FRANKFURT (MNI) – Central banks must be ready to hike interest
rates before price stability is jeopardized if banks become excessively
dependent on cheap short-term financing, the general director of the
Bank for International Settlements (BIS) argued in an interview
published Friday.

“Low key rates over a long period can, for example, entice banks to
make greater use of short-term financing,” Jaime Caruana told the German
daily Frankfurter Allgemeine Zeitung.

“Over the medium term, this can mean that key rates must be raised,
even if macroeconomic data do not call for it,” he said.

“In the advanced economies, I see no inflationary pressure for the
time-being that would call for” a hike in interest rates, Caruana said.
“Greater leeway will not emerge until government deficits are
corrected.”

The BIS does not see a risk of new bubbles in the industrialized
countries at this time, he said. “However, we must pay attention to the
distortions and risks that can result from loose monetary policy over
the medium term.”

The reduction of public deficits, coupled eventually with
structural reforms, is one of the three tasks to be completed in the
wake of the financial crisis, he said. Regulatory reforms must also be
implemented this year and banks must repair their balance sheets.

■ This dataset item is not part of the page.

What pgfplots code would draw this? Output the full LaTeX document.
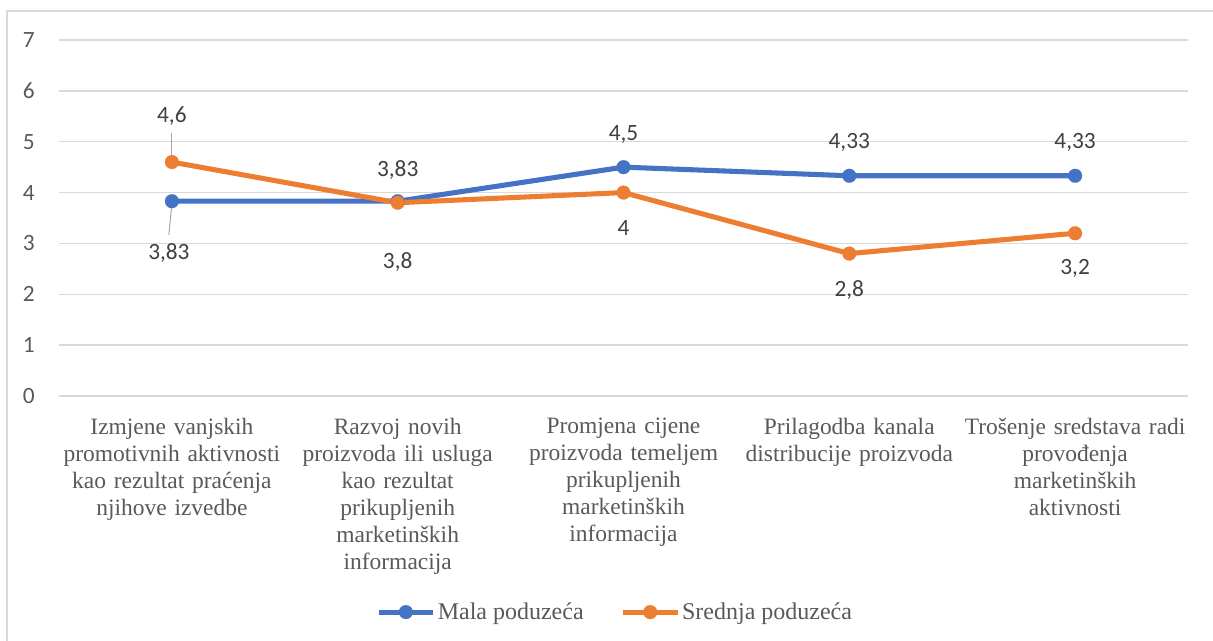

These measures should accelerate the return to normal financial
conditions, he argued.

“Banks must pursue their reforms,” Caruana insisted. “The banking
system is still fragile.”

Even if this means extra costs for banks, “the advantages are
immediately evident in the sense that banks’ resilience is the most
important factor in a situation where the probability of shocks still
appears to be high,” he explained.

Moreover, studies by the BIS suggest that the costs of such reforms
are fairly low and temporary, he added.

Caruana underscored the need for internationally harmonized
regulatory reform, given the possibility that banks will shift
activities to zones with the least constraints. He also stressed that a
bank tax “can never substitute for solid own-capital.”